## Start Supplied entries
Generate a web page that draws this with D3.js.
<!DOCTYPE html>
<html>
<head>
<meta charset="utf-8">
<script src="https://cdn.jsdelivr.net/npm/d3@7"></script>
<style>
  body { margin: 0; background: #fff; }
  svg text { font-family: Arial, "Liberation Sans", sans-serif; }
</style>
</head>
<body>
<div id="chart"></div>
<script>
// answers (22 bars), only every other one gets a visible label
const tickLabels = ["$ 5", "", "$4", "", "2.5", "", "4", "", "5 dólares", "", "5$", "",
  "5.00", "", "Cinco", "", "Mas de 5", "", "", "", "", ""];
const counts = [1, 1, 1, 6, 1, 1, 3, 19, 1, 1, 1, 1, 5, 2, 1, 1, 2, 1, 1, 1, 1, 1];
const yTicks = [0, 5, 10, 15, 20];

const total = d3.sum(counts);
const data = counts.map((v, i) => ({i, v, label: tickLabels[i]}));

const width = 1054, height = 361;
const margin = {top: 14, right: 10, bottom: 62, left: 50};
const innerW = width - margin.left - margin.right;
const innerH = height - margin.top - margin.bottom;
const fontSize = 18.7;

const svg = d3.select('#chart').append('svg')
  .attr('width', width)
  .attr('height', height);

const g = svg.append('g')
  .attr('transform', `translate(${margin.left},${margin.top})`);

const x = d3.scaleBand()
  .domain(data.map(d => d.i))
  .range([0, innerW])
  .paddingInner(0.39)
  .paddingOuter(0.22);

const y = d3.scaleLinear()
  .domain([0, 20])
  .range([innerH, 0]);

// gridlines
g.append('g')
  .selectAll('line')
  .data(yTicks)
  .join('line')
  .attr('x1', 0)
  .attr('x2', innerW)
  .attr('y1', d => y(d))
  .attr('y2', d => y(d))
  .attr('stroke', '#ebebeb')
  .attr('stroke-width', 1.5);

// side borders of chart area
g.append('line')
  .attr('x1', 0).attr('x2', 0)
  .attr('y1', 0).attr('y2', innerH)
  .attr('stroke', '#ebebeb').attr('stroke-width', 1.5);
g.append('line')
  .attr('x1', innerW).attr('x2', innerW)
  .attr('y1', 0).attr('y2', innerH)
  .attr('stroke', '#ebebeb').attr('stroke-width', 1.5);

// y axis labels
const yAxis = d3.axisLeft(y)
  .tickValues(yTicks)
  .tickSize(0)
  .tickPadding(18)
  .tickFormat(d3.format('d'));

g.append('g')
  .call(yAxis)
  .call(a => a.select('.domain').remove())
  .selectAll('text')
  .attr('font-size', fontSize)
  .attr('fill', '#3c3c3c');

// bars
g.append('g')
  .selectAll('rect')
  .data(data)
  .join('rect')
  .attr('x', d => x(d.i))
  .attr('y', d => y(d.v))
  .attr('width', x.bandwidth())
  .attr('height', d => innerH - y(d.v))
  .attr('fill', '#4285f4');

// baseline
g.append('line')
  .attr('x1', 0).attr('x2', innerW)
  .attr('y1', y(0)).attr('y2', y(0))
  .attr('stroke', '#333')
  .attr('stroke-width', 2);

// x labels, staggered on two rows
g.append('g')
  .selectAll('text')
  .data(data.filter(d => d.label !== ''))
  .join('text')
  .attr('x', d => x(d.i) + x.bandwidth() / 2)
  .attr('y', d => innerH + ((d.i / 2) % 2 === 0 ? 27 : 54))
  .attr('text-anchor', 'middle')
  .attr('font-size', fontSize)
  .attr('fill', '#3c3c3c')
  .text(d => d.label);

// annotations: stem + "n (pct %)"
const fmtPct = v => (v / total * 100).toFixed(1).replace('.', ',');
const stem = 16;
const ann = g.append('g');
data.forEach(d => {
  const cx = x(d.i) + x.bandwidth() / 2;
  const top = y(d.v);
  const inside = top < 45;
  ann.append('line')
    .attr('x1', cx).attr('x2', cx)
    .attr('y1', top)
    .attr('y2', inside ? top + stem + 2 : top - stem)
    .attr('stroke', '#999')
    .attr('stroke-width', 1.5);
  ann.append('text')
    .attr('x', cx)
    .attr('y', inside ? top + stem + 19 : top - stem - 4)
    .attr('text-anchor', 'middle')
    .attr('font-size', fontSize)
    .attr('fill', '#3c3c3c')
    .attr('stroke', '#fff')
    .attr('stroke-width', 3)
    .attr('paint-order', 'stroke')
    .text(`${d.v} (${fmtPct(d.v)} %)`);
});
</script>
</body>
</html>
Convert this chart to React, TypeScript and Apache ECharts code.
## End Supplied entries
## Start Supplied entries
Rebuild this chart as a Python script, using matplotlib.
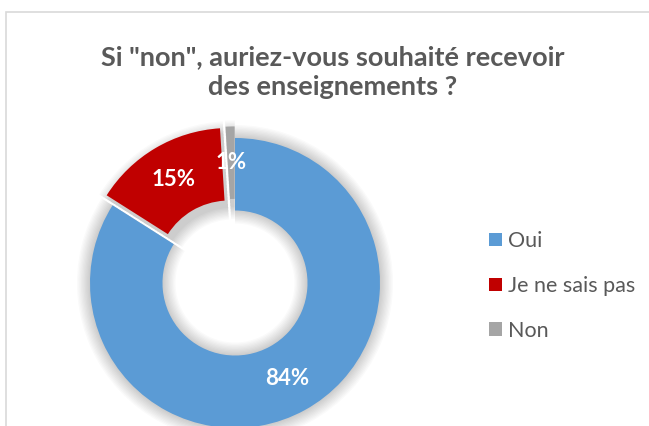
## End Supplied entries
◆ The problem ◆
Find the word "chart" and list each line it appears in.

◆ Completed exercise ◆
<div id="chart"></div>
const svg = d3.select('#chart').append('svg')
// side borders of chart area
Convert this chart to React, TypeScript and Apache ECharts code.
Rebuild this chart as a Python script, using matplotlib.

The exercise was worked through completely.